** BEGIN **
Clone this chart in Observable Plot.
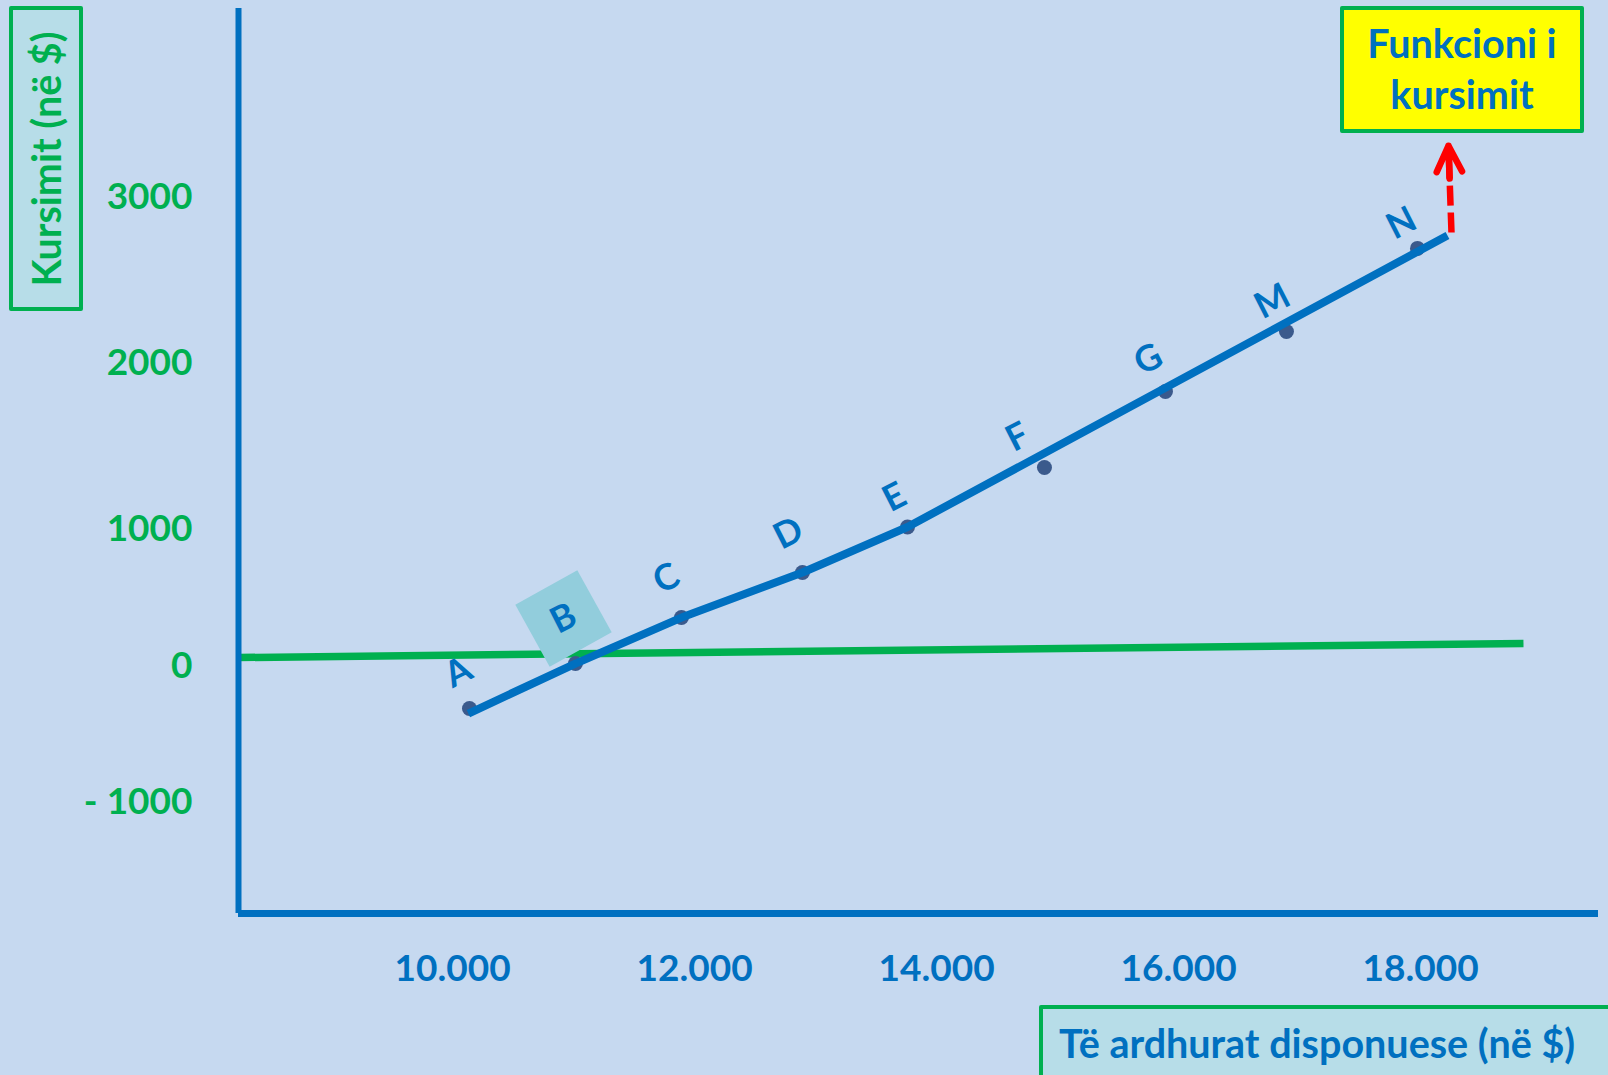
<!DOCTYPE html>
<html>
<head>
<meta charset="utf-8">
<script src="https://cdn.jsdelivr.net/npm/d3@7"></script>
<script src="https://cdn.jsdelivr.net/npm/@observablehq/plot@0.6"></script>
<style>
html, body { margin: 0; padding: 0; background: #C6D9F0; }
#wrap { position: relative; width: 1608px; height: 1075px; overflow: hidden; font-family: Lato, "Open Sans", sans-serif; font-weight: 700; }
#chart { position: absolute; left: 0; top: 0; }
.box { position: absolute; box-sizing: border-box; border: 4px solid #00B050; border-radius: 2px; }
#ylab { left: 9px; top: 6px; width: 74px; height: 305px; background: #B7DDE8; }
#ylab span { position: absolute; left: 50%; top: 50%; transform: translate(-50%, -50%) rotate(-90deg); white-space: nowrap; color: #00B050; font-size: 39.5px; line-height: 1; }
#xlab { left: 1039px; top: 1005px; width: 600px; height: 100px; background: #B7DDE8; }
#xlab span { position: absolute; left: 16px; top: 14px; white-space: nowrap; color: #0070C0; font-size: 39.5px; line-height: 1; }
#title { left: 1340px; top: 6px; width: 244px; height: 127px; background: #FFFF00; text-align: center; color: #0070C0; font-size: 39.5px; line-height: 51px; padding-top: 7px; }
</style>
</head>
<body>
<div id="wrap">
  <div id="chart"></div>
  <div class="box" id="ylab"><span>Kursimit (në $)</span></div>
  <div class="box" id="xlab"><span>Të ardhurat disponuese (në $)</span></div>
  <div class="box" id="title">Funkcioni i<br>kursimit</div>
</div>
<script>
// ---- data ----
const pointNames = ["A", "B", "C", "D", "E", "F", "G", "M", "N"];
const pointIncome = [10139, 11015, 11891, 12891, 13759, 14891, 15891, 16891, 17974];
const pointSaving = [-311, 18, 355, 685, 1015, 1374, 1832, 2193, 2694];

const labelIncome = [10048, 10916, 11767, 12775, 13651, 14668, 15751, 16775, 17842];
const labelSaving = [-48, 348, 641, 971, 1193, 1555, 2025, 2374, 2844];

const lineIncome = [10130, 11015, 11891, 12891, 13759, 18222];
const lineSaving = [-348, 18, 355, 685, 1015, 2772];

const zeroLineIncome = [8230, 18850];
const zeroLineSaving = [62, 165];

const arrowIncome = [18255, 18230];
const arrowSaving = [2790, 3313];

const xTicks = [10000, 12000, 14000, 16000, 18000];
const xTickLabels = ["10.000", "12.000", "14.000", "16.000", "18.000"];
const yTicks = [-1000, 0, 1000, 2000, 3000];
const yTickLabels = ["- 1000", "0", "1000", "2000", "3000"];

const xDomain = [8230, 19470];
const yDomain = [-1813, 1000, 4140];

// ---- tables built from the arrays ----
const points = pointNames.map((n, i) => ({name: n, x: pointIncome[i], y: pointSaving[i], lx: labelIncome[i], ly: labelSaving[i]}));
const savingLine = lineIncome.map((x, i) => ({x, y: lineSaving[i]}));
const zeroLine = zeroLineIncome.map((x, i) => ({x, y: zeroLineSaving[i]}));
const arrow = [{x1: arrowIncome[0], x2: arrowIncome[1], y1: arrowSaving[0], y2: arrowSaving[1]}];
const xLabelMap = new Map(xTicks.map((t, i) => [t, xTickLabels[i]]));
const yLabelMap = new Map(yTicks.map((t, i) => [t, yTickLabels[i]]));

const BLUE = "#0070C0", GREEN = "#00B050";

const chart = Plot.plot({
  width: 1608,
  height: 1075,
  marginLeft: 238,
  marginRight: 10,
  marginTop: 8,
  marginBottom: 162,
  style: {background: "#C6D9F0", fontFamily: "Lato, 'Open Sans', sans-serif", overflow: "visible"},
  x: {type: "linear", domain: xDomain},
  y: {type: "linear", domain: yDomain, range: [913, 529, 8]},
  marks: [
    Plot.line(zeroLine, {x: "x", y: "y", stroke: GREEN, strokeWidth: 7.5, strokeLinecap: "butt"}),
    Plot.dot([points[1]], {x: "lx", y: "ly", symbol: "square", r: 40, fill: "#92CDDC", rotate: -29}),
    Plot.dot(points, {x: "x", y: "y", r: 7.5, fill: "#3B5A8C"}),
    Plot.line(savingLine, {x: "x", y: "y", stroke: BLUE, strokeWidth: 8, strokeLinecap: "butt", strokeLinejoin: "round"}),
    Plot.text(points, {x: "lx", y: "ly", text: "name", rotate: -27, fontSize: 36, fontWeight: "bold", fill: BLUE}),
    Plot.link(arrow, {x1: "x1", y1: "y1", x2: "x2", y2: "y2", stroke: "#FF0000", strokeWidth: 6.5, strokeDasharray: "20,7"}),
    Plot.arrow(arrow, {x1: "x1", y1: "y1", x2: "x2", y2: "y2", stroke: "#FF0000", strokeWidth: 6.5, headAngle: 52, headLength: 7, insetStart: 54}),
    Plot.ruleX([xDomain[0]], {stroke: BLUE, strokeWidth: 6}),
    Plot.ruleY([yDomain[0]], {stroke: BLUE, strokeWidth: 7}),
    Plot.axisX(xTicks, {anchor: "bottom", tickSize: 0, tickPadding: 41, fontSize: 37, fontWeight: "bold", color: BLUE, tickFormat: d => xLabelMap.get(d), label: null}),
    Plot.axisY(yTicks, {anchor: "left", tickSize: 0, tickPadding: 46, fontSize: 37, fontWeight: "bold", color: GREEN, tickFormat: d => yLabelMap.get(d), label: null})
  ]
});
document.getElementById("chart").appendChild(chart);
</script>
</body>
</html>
** END **
■ **YOUR GOAL**: Would you return the data exactly as written, without the pictures?

■ **FINISHED ANSWER**:
Clone this chart in Observable Plot.
<!DOCTYPE html>
<html>
<head>
<meta charset="utf-8">
<script src="https://cdn.jsdelivr.net/npm/d3@7"></script>
<script src="https://cdn.jsdelivr.net/npm/@observablehq/plot@0.6"></script>
<style>
html, body { margin: 0; padding: 0; background: #C6D9F0; }
#wrap { position: relative; width: 1608px; height: 1075px; overflow: hidden; font-family: Lato, "Open Sans", sans-serif; font-weight: 700; }
#chart { position: absolute; left: 0; top: 0; }
.box { position: absolute; box-sizing: border-box; border: 4px solid #00B050; border-radius: 2px; }
#ylab { left: 9px; top: 6px; width: 74px; height: 305px; background: #B7DDE8; }
#ylab span { position: absolute; left: 50%; top: 50%; transform: translate(-50%, -50%) rotate(-90deg); white-space: nowrap; color: #00B050; font-size: 39.5px; line-height: 1; }
#xlab { left: 1039px; top: 1005px; width: 600px; height: 100px; background: #B7DDE8; }
#xlab span { position: absolute; left: 16px; top: 14px; white-space: nowrap; color: #0070C0; font-size: 39.5px; line-height: 1; }
#title { left: 1340px; top: 6px; width: 244px; height: 127px; background: #FFFF00; text-align: center; color: #0070C0; font-size: 39.5px; line-height: 51px; padding-top: 7px; }
</style>
</head>
<body>
<div id="wrap">
  <div id="chart"></div>
  <div class="box" id="ylab"><span>Kursimit (në $)</span></div>
  <div class="box" id="xlab"><span>Të ardhurat disponuese (në $)</span></div>
  <div class="box" id="title">Funkcioni i<br>kursimit</div>
</div>
<script>
// ---- data ----
const pointNames = ["A", "B", "C", "D", "E", "F", "G", "M", "N"];
const pointIncome = [10139, 11015, 11891, 12891, 13759, 14891, 15891, 16891, 17974];
const pointSaving = [-311, 18, 355, 685, 1015, 1374, 1832, 2193, 2694];

const labelIncome = [10048, 10916, 11767, 12775, 13651, 14668, 15751, 16775, 17842];
const labelSaving = [-48, 348, 641, 971, 1193, 1555, 2025, 2374, 2844];

const lineIncome = [10130, 11015, 11891, 12891, 13759, 18222];
const lineSaving = [-348, 18, 355, 685, 1015, 2772];

const zeroLineIncome = [8230, 18850];
const zeroLineSaving = [62, 165];

const arrowIncome = [18255, 18230];
const arrowSaving = [2790, 3313];

const xTicks = [10000, 12000, 14000, 16000, 18000];
const xTickLabels = ["10.000", "12.000", "14.000", "16.000", "18.000"];
const yTicks = [-1000, 0, 1000, 2000, 3000];
const yTickLabels = ["- 1000", "0", "1000", "2000", "3000"];

const xDomain = [8230, 19470];
const yDomain = [-1813, 1000, 4140];

// ---- tables built from the arrays ----
const points = pointNames.map((n, i) => ({name: n, x: pointIncome[i], y: pointSaving[i], lx: labelIncome[i], ly: labelSaving[i]}));
const savingLine = lineIncome.map((x, i) => ({x, y: lineSaving[i]}));
const zeroLine = zeroLineIncome.map((x, i) => ({x, y: zeroLineSaving[i]}));
const arrow = [{x1: arrowIncome[0], x2: arrowIncome[1], y1: arrowSaving[0], y2: arrowSaving[1]}];
const xLabelMap = new Map(xTicks.map((t, i) => [t, xTickLabels[i]]));
const yLabelMap = new Map(yTicks.map((t, i) => [t, yTickLabels[i]]));

const BLUE = "#0070C0", GREEN = "#00B050";

const chart = Plot.plot({
  width: 1608,
  height: 1075,
  marginLeft: 238,
  marginRight: 10,
  marginTop: 8,
  marginBottom: 162,
  style: {background: "#C6D9F0", fontFamily: "Lato, 'Open Sans', sans-serif", overflow: "visible"},
  x: {type: "linear", domain: xDomain},
  y: {type: "linear", domain: yDomain, range: [913, 529, 8]},
  marks: [
    Plot.line(zeroLine, {x: "x", y: "y", stroke: GREEN, strokeWidth: 7.5, strokeLinecap: "butt"}),
    Plot.dot([points[1]], {x: "lx", y: "ly", symbol: "square", r: 40, fill: "#92CDDC", rotate: -29}),
    Plot.dot(points, {x: "x", y: "y", r: 7.5, fill: "#3B5A8C"}),
    Plot.line(savingLine, {x: "x", y: "y", stroke: BLUE, strokeWidth: 8, strokeLinecap: "butt", strokeLinejoin: "round"}),
    Plot.text(points, {x: "lx", y: "ly", text: "name", rotate: -27, fontSize: 36, fontWeight: "bold", fill: BLUE}),
    Plot.link(arrow, {x1: "x1", y1: "y1", x2: "x2", y2: "y2", stroke: "#FF0000", strokeWidth: 6.5, strokeDasharray: "20,7"}),
    Plot.arrow(arrow, {x1: "x1", y1: "y1", x2: "x2", y2: "y2", stroke: "#FF0000", strokeWidth: 6.5, headAngle: 52, headLength: 7, insetStart: 54}),
    Plot.ruleX([xDomain[0]], {stroke: BLUE, strokeWidth: 6}),
    Plot.ruleY([yDomain[0]], {stroke: BLUE, strokeWidth: 7}),
    Plot.axisX(xTicks, {anchor: "bottom", tickSize: 0, tickPadding: 41, fontSize: 37, fontWeight: "bold", color: BLUE, tickFormat: d => xLabelMap.get(d), label: null}),
    Plot.axisY(yTicks, {anchor: "left", tickSize: 0, tickPadding: 46, fontSize: 37, fontWeight: "bold", color: GREEN, tickFormat: d => yLabelMap.get(d), label: null})
  ]
});
document.getElementById("chart").appendChild(chart);
</script>
</body>
</html>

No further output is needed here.